Trouble-fêtes, les artifices ? Utilisés sans précaution, ils peuvent entraîner des dégâts très sérieux, principalement sur les mains de leurs utilisateurs. Si aucune classification ne répertorie le nombre d'accidents à la suite des festivités du 14 juillet ou du Nouvel An, des dizaines de fêtards arrivent chaque année aux urgences, sévèrement mutilés. « C'est très aléatoire, explique Dr Alexandre Kilinc, secrétaire général du réseau Prévention main, qui exerce aujourd'hui en libéral. En 2012, plus d'une quarantaine de blessés ont été opérés rien qu'en Ile-de-France le 14 juillet. L'année suivante, ils étaient une vingtaine. » Active sur toute la région Île-de-France, Prévention main réunit chirurgiens, kinésithérapeutes, psychologues afin de prendre en charge les victimes d'un traumatisme ou d'une pathologie professionnelle du membre supérieur. Suivi psychologique et encadrement médico-social sont assurés gratuitement.
Des lésions parfois irréversibles
Les explosifs provoquent une détonation due à un souffle, une chaleur. Ce souffle blesse et provoque des lésions majeures, parfois irréversibles, allant jusqu'à l'amputation de la main. « En 2012, un père de famille a perdu tous les doigts de sa main droite, confie Dr Kilinc. Dans de nombreux cas, le pouce est écarté du reste de la main. Les muscles à la base du doigt sont arrachés. Les nerfs peuvent également être brûlés. » À la fois sensitives et motrices, les séquelles sont souvent irréversibles ou nécessitent de longues périodes de rééducation.
La main, organe effecteur et fragile
Le réseau de prévention constate que la plupart des personnes blessées par les pétards sont des adolescents ou des enfants mal accompagnés. Les accidents dramatiques dus à une mauvaise utilisation d'explosifs engendrent alors de lourdes conséquences en termes de projets, d'estime de soi et de vie professionnelle. « À 15 ans, vous commencez à penser au métier que vous souhaitez exercer. Une main handicapée réduit les options possibles et induit une grande remise en question, affirme le chirurgien. Chez les adultes, certains blessés doivent penser à un reclassement professionnel. » « Le handicap de la main est souvent très mal vécu, ajoute-t-il. La main est un organe effecteur qui permet l'action. C'est un outil de travail et un instrument. Lorsqu'elle se trouve mutilée, les séquelles psychologiques sont sévères et le besoin de soutien plus important. »

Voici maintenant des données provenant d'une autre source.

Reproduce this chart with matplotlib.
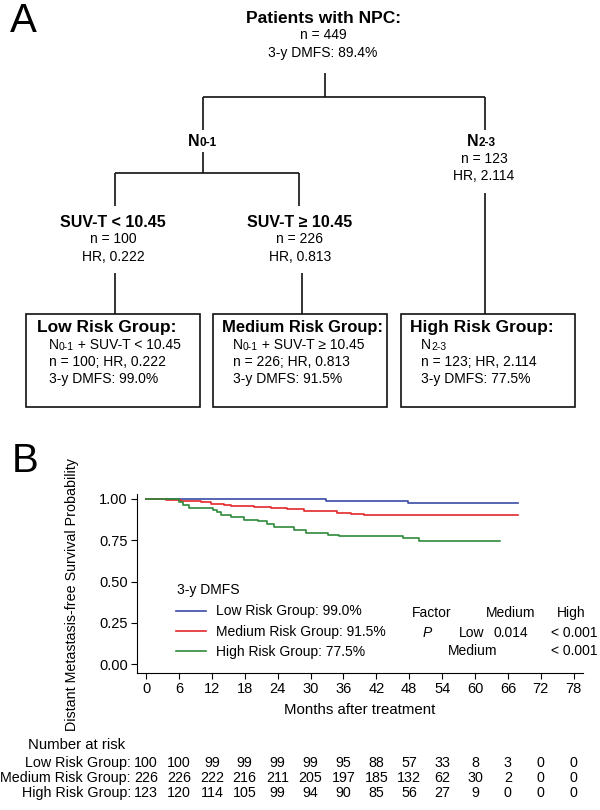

Appui stable et périmètre de sécurité
Une méconnaissance de la dangerosité des produits contenus dans les explosifs mène droit à l'accident. Les substances pyrotechniques très néfastes, employées avec négligence, font d'ailleurs l'objet d'une législation précise en France ; seuls les pétards de la catégorie K1 sont autorisés. Pour ces raisons, Prévention main conseille vivement de ne jamais se procurer un artifice illégalement. L'organisme recommande de ne jamais tenir l'explosif dans la main, de l'utiliser dans un terrain spacieux ou isolé (ou de définir un périmètre de sécurité) et de ne jamais le projeter en direction d'un individu. Il est également conseillé de placer l'artifice sur une surface d'appui stable, d'anticiper les conditions météorologiques, de ne jamais placer son visage au-dessus du pétard et de s'écarter le plus vite possible de la mèche après sa mise à feu.
Jamais à portée des enfants
Le réseau de prévention insiste par ailleurs sur le fait de ne pas laisser les explosifs à portée des enfants et de respecter une distance minimale de sécurité. « Les personnes passionnées par l'utilisation de pétards respectent toutes ces conditions. Elles se filment, trouvent des terrains isolés qui ne risquent pas de faire des dégâts sur autrui. Sinon, les accidents arrivent trop vite et mènent à des conflits », déplore Dr Kilinc, qui mène des actions de sensibilisation en entreprise et en milieu scolaire. Pour laisser exploser sa joie correctement, il s'agit donc de manipuler les artifices avec minutie et précaution.